→ **Problem description**
Only the lines from the one containing "Generate a Python" through the one containing "0.0, 0.10, 0.02]" belong in the answer; copy them exactly and leave out pictures.

→ **Listed entries**
---+---

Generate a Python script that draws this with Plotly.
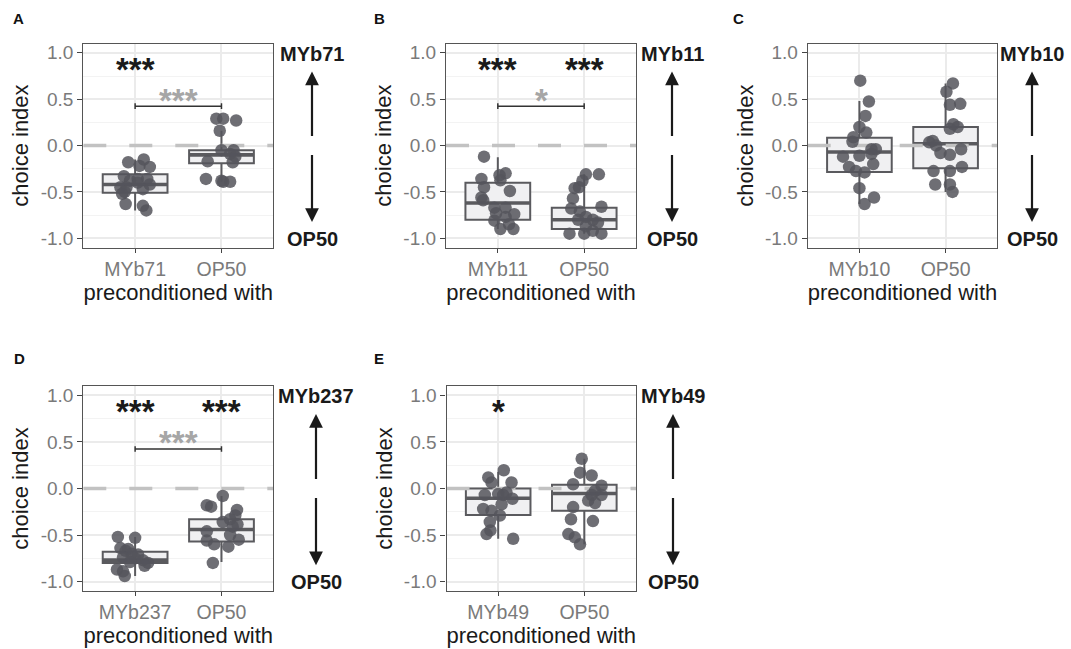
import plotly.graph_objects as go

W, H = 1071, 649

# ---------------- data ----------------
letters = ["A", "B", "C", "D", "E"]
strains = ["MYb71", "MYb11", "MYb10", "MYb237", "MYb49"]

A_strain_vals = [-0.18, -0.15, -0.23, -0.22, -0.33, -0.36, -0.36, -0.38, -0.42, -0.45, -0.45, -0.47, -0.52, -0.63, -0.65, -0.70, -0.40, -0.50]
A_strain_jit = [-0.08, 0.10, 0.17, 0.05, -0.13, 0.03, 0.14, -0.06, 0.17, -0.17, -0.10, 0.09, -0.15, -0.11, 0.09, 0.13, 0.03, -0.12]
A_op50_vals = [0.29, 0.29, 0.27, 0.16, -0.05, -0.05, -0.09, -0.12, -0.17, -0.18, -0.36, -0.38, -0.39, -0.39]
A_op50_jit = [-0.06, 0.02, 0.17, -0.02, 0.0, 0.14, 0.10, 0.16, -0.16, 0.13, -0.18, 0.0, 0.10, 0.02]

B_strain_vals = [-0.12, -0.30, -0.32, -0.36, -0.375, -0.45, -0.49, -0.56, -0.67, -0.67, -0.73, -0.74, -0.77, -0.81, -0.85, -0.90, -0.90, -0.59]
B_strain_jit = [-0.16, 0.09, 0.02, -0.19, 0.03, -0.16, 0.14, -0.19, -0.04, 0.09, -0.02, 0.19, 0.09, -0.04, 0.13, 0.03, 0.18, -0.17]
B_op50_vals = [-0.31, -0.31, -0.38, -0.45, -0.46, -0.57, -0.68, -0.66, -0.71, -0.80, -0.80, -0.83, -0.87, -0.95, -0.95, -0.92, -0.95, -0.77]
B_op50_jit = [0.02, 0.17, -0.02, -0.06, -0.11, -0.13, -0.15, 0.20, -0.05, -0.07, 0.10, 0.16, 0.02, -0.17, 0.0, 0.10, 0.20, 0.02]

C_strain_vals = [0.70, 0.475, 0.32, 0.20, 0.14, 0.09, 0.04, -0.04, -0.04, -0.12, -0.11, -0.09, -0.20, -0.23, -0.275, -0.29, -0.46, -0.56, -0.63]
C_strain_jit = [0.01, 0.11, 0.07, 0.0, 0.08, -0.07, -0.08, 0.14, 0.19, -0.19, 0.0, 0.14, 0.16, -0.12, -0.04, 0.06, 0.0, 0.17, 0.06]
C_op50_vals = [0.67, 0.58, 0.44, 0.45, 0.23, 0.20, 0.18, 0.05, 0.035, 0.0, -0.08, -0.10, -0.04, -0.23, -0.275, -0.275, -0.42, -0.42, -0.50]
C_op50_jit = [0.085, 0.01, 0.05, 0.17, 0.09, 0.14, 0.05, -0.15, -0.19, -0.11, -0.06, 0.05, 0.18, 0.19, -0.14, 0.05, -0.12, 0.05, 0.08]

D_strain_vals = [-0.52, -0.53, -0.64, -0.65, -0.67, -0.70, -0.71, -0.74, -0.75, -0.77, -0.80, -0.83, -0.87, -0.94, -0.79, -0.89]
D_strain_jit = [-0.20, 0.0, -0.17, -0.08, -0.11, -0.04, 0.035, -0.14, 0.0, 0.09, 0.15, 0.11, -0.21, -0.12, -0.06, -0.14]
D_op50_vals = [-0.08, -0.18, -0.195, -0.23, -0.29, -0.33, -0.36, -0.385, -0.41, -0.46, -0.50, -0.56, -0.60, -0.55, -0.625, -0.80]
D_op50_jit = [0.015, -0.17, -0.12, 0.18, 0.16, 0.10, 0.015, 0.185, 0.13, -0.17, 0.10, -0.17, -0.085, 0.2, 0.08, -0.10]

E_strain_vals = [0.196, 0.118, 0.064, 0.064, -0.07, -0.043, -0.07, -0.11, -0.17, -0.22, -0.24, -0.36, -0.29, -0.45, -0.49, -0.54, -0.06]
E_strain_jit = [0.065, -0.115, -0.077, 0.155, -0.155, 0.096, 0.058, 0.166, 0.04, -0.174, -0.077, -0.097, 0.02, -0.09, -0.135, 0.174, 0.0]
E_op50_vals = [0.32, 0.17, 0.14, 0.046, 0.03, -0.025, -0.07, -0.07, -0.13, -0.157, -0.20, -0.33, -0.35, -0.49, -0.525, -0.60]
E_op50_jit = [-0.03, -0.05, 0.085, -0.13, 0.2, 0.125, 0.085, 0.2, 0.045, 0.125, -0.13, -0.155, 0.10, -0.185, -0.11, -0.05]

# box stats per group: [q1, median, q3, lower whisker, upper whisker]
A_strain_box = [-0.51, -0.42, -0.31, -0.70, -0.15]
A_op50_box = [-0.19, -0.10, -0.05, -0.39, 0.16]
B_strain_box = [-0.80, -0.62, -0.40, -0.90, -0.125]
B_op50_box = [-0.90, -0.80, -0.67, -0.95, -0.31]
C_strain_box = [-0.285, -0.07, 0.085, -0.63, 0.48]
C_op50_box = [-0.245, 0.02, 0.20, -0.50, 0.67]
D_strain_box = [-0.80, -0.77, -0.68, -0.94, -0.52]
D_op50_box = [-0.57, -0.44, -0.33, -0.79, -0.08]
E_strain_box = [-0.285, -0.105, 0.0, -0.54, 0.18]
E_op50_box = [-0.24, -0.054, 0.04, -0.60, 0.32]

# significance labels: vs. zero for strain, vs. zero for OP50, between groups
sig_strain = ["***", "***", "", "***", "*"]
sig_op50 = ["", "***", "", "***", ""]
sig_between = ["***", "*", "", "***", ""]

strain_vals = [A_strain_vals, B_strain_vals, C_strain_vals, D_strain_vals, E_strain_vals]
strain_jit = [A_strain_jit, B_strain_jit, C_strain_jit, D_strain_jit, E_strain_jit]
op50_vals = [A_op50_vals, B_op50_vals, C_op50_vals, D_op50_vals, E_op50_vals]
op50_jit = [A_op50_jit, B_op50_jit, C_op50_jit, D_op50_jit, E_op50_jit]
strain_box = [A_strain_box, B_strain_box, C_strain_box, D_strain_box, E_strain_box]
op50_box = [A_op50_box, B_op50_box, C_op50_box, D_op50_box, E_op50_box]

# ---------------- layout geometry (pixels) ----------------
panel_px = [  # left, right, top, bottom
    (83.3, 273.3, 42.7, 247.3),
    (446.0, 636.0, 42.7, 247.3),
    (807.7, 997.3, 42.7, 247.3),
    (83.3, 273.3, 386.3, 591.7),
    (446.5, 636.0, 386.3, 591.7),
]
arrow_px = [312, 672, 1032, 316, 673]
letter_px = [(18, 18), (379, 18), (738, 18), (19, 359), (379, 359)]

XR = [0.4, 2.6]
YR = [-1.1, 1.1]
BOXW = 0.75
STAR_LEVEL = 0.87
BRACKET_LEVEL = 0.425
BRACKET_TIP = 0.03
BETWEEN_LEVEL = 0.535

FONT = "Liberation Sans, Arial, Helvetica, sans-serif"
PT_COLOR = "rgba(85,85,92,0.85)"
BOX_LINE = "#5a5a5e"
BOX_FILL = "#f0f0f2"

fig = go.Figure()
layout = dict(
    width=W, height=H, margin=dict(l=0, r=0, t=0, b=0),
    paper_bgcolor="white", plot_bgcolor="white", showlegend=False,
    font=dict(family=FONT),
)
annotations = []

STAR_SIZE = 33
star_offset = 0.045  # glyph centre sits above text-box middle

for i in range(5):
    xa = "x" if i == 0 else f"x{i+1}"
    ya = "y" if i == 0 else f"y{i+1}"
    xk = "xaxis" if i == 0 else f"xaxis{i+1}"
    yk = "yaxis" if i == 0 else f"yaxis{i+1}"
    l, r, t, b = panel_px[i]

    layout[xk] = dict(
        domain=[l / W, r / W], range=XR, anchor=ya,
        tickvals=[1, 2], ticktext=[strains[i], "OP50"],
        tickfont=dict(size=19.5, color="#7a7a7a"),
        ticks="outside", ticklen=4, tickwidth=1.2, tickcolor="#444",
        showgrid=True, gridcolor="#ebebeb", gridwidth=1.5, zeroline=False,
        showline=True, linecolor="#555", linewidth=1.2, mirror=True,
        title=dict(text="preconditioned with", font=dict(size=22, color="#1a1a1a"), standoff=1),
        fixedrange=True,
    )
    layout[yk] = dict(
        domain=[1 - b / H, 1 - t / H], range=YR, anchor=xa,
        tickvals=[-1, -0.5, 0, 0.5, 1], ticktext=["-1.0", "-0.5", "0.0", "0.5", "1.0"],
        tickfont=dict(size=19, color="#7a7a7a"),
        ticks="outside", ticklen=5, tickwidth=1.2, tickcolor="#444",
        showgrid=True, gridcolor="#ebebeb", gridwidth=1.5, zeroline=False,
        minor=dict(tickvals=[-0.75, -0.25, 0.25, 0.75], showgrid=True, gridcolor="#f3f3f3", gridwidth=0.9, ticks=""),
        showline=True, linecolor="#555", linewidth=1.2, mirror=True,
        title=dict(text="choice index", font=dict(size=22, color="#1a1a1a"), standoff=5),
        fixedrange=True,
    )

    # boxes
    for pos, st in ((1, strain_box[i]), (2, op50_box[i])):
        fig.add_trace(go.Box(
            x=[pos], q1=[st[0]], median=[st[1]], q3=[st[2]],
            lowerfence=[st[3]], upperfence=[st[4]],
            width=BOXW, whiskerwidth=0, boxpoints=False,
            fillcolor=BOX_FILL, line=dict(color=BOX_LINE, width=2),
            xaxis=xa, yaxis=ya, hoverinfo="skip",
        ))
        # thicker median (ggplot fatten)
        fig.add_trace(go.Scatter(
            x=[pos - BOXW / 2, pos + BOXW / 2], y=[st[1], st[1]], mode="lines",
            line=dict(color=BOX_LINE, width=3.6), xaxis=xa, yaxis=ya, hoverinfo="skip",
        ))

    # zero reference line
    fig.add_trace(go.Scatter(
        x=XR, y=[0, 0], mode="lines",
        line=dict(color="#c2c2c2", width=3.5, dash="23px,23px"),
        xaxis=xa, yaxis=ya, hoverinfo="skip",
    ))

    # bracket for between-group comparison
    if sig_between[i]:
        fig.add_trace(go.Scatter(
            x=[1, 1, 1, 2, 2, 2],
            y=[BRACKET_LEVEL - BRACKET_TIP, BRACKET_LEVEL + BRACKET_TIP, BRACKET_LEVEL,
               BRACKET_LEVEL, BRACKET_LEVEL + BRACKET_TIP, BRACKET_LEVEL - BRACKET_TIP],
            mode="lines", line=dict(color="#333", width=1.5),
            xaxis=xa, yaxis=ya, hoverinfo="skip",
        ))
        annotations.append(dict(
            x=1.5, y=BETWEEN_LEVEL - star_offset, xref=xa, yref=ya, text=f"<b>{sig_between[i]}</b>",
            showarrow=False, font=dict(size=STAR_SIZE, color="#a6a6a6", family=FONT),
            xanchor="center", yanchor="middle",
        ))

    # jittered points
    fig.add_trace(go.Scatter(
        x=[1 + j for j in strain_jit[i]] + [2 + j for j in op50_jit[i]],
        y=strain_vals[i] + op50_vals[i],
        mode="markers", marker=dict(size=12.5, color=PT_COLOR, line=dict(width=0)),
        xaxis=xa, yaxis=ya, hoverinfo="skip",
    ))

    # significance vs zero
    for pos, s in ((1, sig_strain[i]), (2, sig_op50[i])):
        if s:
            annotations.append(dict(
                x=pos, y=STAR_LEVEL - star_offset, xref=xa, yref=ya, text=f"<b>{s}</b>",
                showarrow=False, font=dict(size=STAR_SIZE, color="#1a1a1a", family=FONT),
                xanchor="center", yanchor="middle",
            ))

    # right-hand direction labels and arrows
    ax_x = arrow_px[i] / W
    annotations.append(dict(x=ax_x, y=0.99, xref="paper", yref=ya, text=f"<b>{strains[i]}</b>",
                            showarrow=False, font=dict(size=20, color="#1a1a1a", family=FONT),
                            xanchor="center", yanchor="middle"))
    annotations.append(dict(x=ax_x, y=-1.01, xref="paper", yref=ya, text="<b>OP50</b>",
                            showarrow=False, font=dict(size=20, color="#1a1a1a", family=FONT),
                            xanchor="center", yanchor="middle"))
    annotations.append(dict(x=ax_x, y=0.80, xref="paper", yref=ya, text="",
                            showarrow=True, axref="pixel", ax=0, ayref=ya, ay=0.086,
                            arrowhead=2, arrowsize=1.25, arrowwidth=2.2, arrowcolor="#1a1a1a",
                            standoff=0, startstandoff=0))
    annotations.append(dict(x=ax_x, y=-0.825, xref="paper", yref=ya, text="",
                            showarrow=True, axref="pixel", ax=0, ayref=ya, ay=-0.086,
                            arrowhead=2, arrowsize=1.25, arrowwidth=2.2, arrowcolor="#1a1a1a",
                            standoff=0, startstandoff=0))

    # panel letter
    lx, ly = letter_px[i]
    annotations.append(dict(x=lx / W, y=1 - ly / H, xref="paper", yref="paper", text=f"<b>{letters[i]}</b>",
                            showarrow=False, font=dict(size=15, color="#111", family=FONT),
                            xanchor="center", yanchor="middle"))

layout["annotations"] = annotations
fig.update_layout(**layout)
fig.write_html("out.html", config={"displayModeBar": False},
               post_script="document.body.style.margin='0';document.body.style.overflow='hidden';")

---+---

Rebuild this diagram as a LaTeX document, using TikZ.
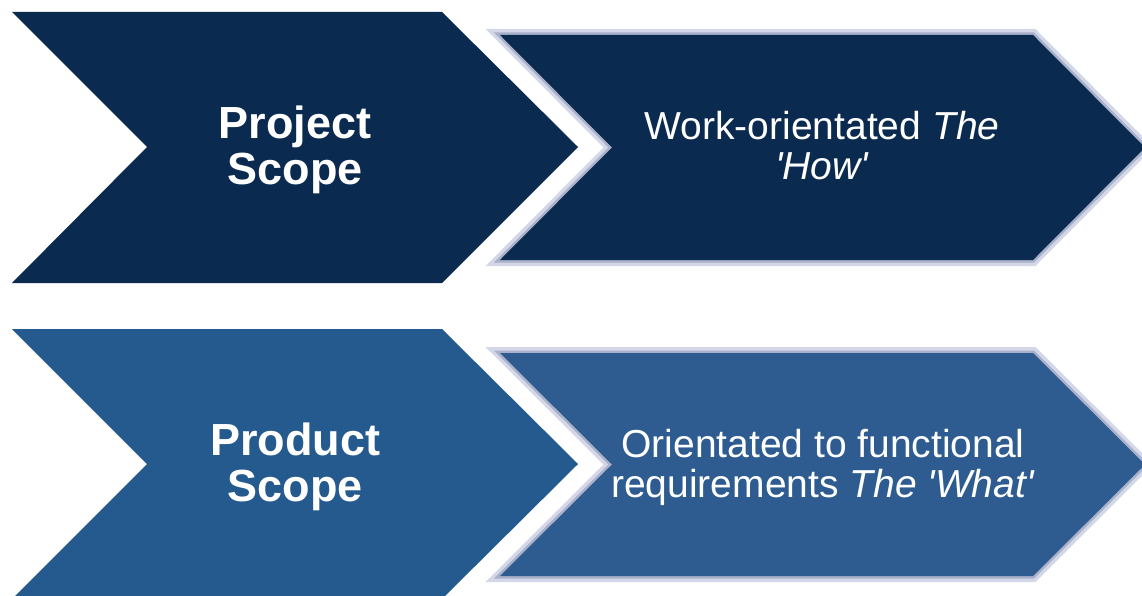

---+---

→ **Task result**
Generate a Python script that draws this with Plotly.
import plotly.graph_objects as go

W, H = 1071, 649

# ---------------- data ----------------
letters = ["A", "B", "C", "D", "E"]
strains = ["MYb71", "MYb11", "MYb10", "MYb237", "MYb49"]

A_strain_vals = [-0.18, -0.15, -0.23, -0.22, -0.33, -0.36, -0.36, -0.38, -0.42, -0.45, -0.45, -0.47, -0.52, -0.63, -0.65, -0.70, -0.40, -0.50]
A_strain_jit = [-0.08, 0.10, 0.17, 0.05, -0.13, 0.03, 0.14, -0.06, 0.17, -0.17, -0.10, 0.09, -0.15, -0.11, 0.09, 0.13, 0.03, -0.12]
A_op50_vals = [0.29, 0.29, 0.27, 0.16, -0.05, -0.05, -0.09, -0.12, -0.17, -0.18, -0.36, -0.38, -0.39, -0.39]
A_op50_jit = [-0.06, 0.02, 0.17, -0.02, 0.0, 0.14, 0.10, 0.16, -0.16, 0.13, -0.18, 0.0, 0.10, 0.02]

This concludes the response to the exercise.